I don’t agree with Dan Savage on everything: occasionally listening to his podcast drives me nuts. But most of the time it is a real breath of fresh air. In this video, he very eloquently gets across the message on why responsible non-monogamy is a deeply humanistic, respectful and appropriate ethic which salvages, rather than threatens, the mess we have made of the social institution of marriage when, around the 1950’s and with the rise of feminism, popular culture fundamentally redefined it by, as he puts it, “instead of extending to women the same license and latitude that men had always enjoyed, … impos[ing] on men the same limitations and restrictions that women had always endured“.
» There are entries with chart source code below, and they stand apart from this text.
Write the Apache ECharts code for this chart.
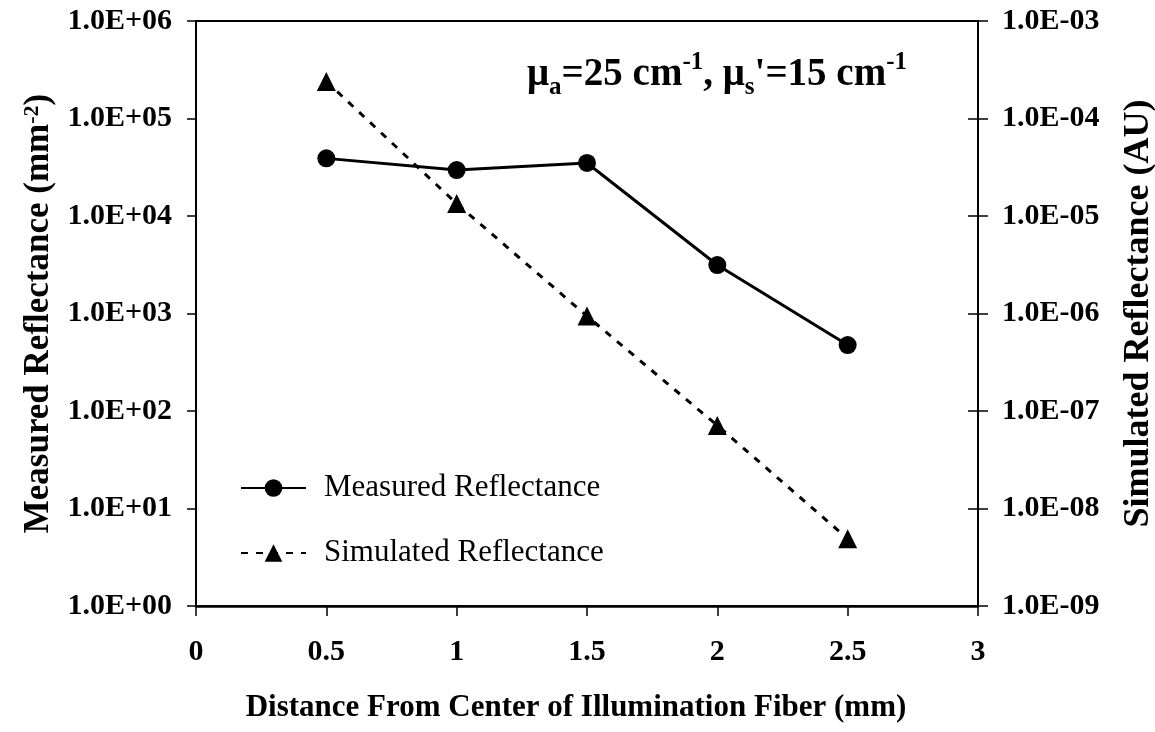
<!DOCTYPE html>
<html>
<head>
<meta charset="utf-8">
<script src="https://cdn.jsdelivr.net/npm/echarts@6/dist/echarts.min.js"></script>
<style>
  html, body { margin: 0; padding: 0; background: #fff; }
  #chart { width: 1155px; height: 732px; }
</style>
</head>
<body>
<div id="chart"></div>
<script>
// distance from fibre centre (mm)
var distances = [0.5, 1, 1.5, 2, 2.5];
// measured reflectance (mm^-2), left axis
var measured = [39000, 29600, 35000, 3140, 475];
// simulated reflectance (AU), right axis
var simulated = [2.4e-4, 1.34e-5, 9.4e-7, 7.1e-8, 4.9e-9];
// tick labels
var leftTicks = ['1.0E+00', '1.0E+01', '1.0E+02', '1.0E+03', '1.0E+04', '1.0E+05', '1.0E+06'];
var rightTicks = ['1.0E-09', '1.0E-08', '1.0E-07', '1.0E-06', '1.0E-05', '1.0E-04', '1.0E-03'];
var xTicks = ['0', '0.5', '1', '1.5', '2', '2.5', '3'];

var font = 'Liberation Serif';
var chart = echarts.init(document.getElementById('chart'));

function pairs(ys) {
  return distances.map(function (x, i) { return [x, ys[i]]; });
}

var tickLabel = { fontFamily: font, fontSize: 30, fontWeight: 'bold', color: '#000' };

var option = {
  animation: false,
  grid: {
    left: 196, right: 177, top: 21, bottom: 126,
    outerBoundsMode: 'none', containLabel: false,
    show: true, borderColor: '#000', borderWidth: 2
  },
  xAxis: {
    type: 'value', min: 0, max: 3, interval: 0.5,
    name: 'Distance From Center of Illumination Fiber (mm)',
    nameLocation: 'middle', nameGap: 86,
    nameTextStyle: { fontFamily: font, fontSize: 31, fontWeight: 'bold', color: '#000', padding: [0, 22, 0, 0] },
    axisLine: { lineStyle: { color: '#000', width: 2.5 } },
    axisTick: { inside: false, length: 10, lineStyle: { color: '#000', width: 1.5 } },
    splitLine: { show: false },
    axisLabel: Object.assign({ margin: 31, formatter: function (v) { return xTicks[Math.round(v * 2)]; } }, tickLabel)
  },
  yAxis: [
    {
      type: 'log', logBase: 10, min: 1, max: 1e6, splitNumber: 6, position: 'left',
      name: 'Measured Reflectance (mm{sup|-2})',
      nameLocation: 'middle', nameGap: 140, nameRotate: 90,
      nameTextStyle: {
        fontFamily: font, fontSize: 35, fontWeight: 'bold', color: '#000',
        rich: { sup: { fontFamily: font, fontSize: 22, fontWeight: 'bold', color: '#000', verticalAlign: 'top', lineHeight: 16 } }
      },
      axisLine: { show: true, lineStyle: { color: '#000', width: 2 } },
      axisTick: { inside: false, length: 9, lineStyle: { color: '#000', width: 1.5 } },
      splitLine: { show: false },
      minorTick: { show: false },
      axisLabel: Object.assign({ margin: 24, formatter: function (v) { return leftTicks[Math.round(Math.log10(v))]; } }, tickLabel)
    },
    {
      type: 'log', logBase: 10, min: 1e-9, max: 1e-3, splitNumber: 6, position: 'right',
      name: 'Simulated Reflectance (AU)',
      nameLocation: 'middle', nameGap: 143, nameRotate: 90,
      nameTextStyle: { fontFamily: font, fontSize: 36, fontWeight: 'bold', color: '#000' },
      axisLine: { show: true, lineStyle: { color: '#000', width: 2 } },
      axisTick: { inside: false, length: 10, lineStyle: { color: '#000', width: 1.5 } },
      splitLine: { show: false },
      axisLabel: Object.assign({ margin: 24, formatter: function (v) { return rightTicks[Math.round(Math.log10(v)) + 9]; } }, tickLabel)
    },
    {
      // inner half of the crossing ticks on the right axis
      type: 'log', logBase: 10, min: 1e-9, max: 1e-3, splitNumber: 6, position: 'right', offset: 0,
      axisLine: { show: false },
      axisTick: { inside: true, length: 10, lineStyle: { color: '#000', width: 1.5 } },
      splitLine: { show: false },
      axisLabel: { show: false }
    }
  ],
  legend: {
    orient: 'vertical', left: 240, top: 472, itemGap: 33, padding: 0,
    itemWidth: 65, itemHeight: 22,
    textStyle: { fontFamily: font, fontSize: 31, color: '#000', lineHeight: 32, padding: [0, 0, 0, 13] },
    data: ['Measured Reflectance', 'Simulated Reflectance']
  },
  graphic: [{
    type: 'text', left: 527, top: 50,
    style: {
      text: '{m|μ}{sub|a}{m|=25 cm}{sup|-1}{m|, μ}{sub|s}{m|\'=15 cm}{sup|-1}',
      rich: {
        m: { fontFamily: font, fontSize: 39, fontWeight: 'bold', fill: '#000', lineHeight: 50, verticalAlign: 'middle' },
        sub: { fontFamily: font, fontSize: 25, fontWeight: 'bold', fill: '#000', lineHeight: 26, verticalAlign: 'bottom' },
        sup: { fontFamily: font, fontSize: 25, fontWeight: 'bold', fill: '#000', lineHeight: 26, verticalAlign: 'top' }
      }
    }
  }],
  series: [
    {
      name: 'Measured Reflectance', type: 'line', yAxisIndex: 0,
      data: pairs(measured),
      symbol: 'circle', symbolSize: 18,
      lineStyle: { color: '#000', width: 3 },
      itemStyle: { color: '#000' }
    },
    {
      name: 'Simulated Reflectance', type: 'line', yAxisIndex: 1,
      data: pairs(simulated),
      symbol: 'triangle', symbolSize: 19,
      lineStyle: { color: '#000', width: 3, type: [7, 8] },
      itemStyle: { color: '#000' }
    }
  ]
};
chart.setOption(option);
</script>
</body>
</html>
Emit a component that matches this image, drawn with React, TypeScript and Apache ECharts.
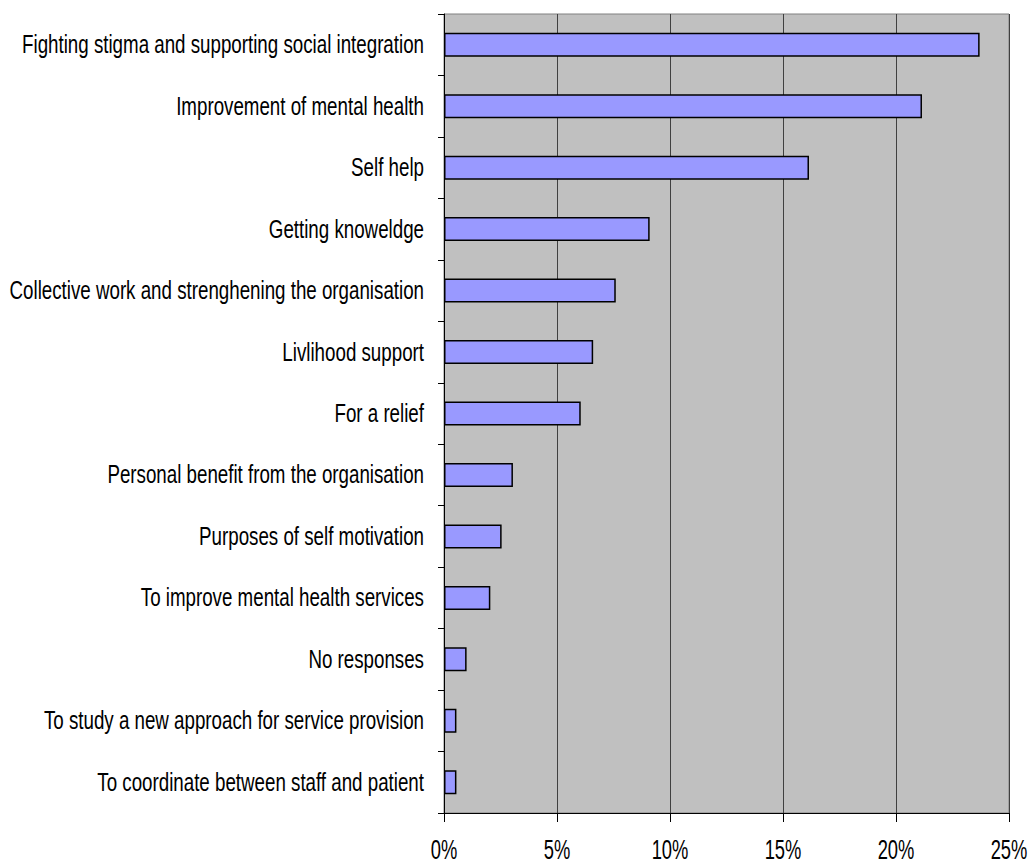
import React, { useEffect, useRef } from "react";
import * as echarts from "echarts";

const categories = [
  "Fighting stigma and supporting social integration",
  "Improvement of mental health",
  "Self help",
  "Getting knoweldge",
  "Collective work and strenghening the organisation",
  "Livlihood support",
  "For a relief",
  "Personal benefit from the organisation",
  "Purposes of self motivation",
  "To improve mental health services",
  "No responses",
  "To study a new approach for service provision",
  "To coordinate between staff and patient",
];

const values = [23.7, 21.15, 16.15, 9.1, 7.6, 6.6, 6.05, 3.05, 2.55, 2.05, 1.0, 0.55, 0.55];

const xTicks = [0, 5, 10, 15, 20, 25];

const FONT = '"Liberation Sans", Arial, sans-serif';

export default function App() {
  const ref = useRef<HTMLDivElement>(null);
  useEffect(() => {
    if (!ref.current) return;
    const chart = echarts.init(ref.current, undefined, { renderer: "svg" });
    chart.setOption({
      animation: false,
      backgroundColor: "#ffffff",
      grid: {
        left: 444,
        right: 22,
        top: 14,
        bottom: 54,
        show: true,
        outerBoundsMode: "none",
        containLabel: false,
        backgroundColor: "#C0C0C0",
        borderColor: "#808080",
        borderWidth: 1,
      },
      xAxis: {
        type: "value",
        min: xTicks[0],
        max: xTicks[xTicks.length - 1],
        interval: 5,
        axisLine: { show: true, lineStyle: { color: "#000", width: 1 } },
        axisTick: { show: true, length: 9, lineStyle: { color: "#000" } },
        splitLine: { show: true, lineStyle: { color: "#404040", width: 1 } },
        axisLabel: { show: false },
      },
      yAxis: {
        type: "category",
        data: categories,
        inverse: true,
        axisLine: { show: true, lineStyle: { color: "#000", width: 1 } },
        axisTick: { show: true, length: 6, inside: false, lineStyle: { color: "#000" } },
        axisLabel: { show: false },
        splitLine: { show: false },
      },
      series: [
        {
          type: "bar",
          data: values,
          barWidth: 24,
          itemStyle: { color: "#9999FF", borderColor: "#000", borderWidth: 1.5 },
        },
      ],
    });

    // Axis labels, horizontally condensed like the reference, placed through the axes' own scales.
    const x0 = chart.convertToPixel({ xAxisIndex: 0 }, xTicks[0]) as number;
    const graphics: any[] = [];
    categories.forEach((c, i) => {
      const y = chart.convertToPixel({ yAxisIndex: 0 }, i) as number;
      graphics.push({
        type: "text",
        x: x0 - 20,
        y,
        scaleX: 0.75,
        silent: true,
        style: {
          text: c,
          fontFamily: FONT,
          fontSize: 25,
          fill: "#000",
          align: "right",
          verticalAlign: "middle",
        },
      });
    });
    xTicks.forEach((t) => {
      const x = chart.convertToPixel({ xAxisIndex: 0 }, t) as number;
      graphics.push({
        type: "text",
        x,
        y: 850,
        scaleX: 0.68,
        silent: true,
        style: {
          text: t + "%",
          fontFamily: FONT,
          fontSize: 27,
          fill: "#000",
          align: "center",
          verticalAlign: "middle",
        },
      });
    });
    chart.setOption({ graphic: graphics });
    return () => chart.dispose();
  }, []);
  return (
    <div
      ref={ref}
      style={{ position: "fixed", left: 0, top: 0, width: 1031, height: 867, background: "#fff" }}
    />
  );
}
The new paradigm was not of course drawn from nowhere: the church had been preaching it for centuries. The point, however, is that we had always allowed ourselves double standards and endured the feelings of guilt and shame that went with them. Those double standards kept some lid on the extent of extramarital sex and the social consequences to which it could lead, but they did not, and could not, eliminate it.
The asymmetry in society’s standards which had slumbered beneath the surface for hundreds of years (ever since the counter-reformationist Council of Trent outlawed divorce in 1563), was clearly articulated in the first version of Napoleon’s seminal civil code, considered (for other reasons rightly) by him as his lifetime’s greatest achievement. The provisions on divorce are worth citing: article 229 states that “the husband may demand a divorce on the ground of his wife’s adultery,” article 230 by contrast that “the wife may demand divorce on the ground of adultery in her husband, when he shall have brought his concubine into their common residence.”
Such discriminatory provisions, of course, could not stand the test of time. Though divorce was again outlawed in restorationist France in 1816, when it was reinstated by the law of 1884, the clause on common residence (itself inspired by canon law, which seems to have been more ambivalent about extramarital relations as such) was struck out, thereby consecrating, for the first time in a legal text, the religious condemnation of adultery (whatever is the correct understanding of that term), paradoxically enough together with a facilitation of divorce on such grounds, which the Council of Trent explicitly excluded.
Dan is right when he says that the myth according to which extramarital desire is proof of lack of love and commitment is not only evident nonsense, but also pernicious to the very institution it seeks to associate itself with. If we go round pounding such notions, which are so obviously at odds with our biological nature, into everyone’s heads then it is no wonder relationships and families are a mess and it is no wonder that affective trauma gets passed from one generation to another. It is not easy to reconcile social monogamy with sexual non-exclusivity, but only because it requires a great deal of deconditioning and the demasking of a great deal of inherited suffering. Attempts to do so, under the likely conditions of asymmetric incentive between the partners, may often end in failure and acrimony or worse. Nevertheless, the idea that there is anything natural in the association between these two ideas has been comprehensively disproved by the accumulated experience of vast numbers of couples for whom it is, by now, a complete non-issue, indeed for whom open sexual boundaries have meant much greater, not less, intimacy.
Dan’s is no self-interested male agenda, of which, being gay, he anyway cannot be suspected; it is a plea for relationships based on real respect, commitment and love between adult and equal human beings. The kind of relationship in which children prosper emotionally, and each partner feels more empowered in going about their life due to the love and stability they enjoy. It is surely high time for society to cast off the vestiges of shame around sexuality which objectively stand in the way of making the institutions work which they purport to defend.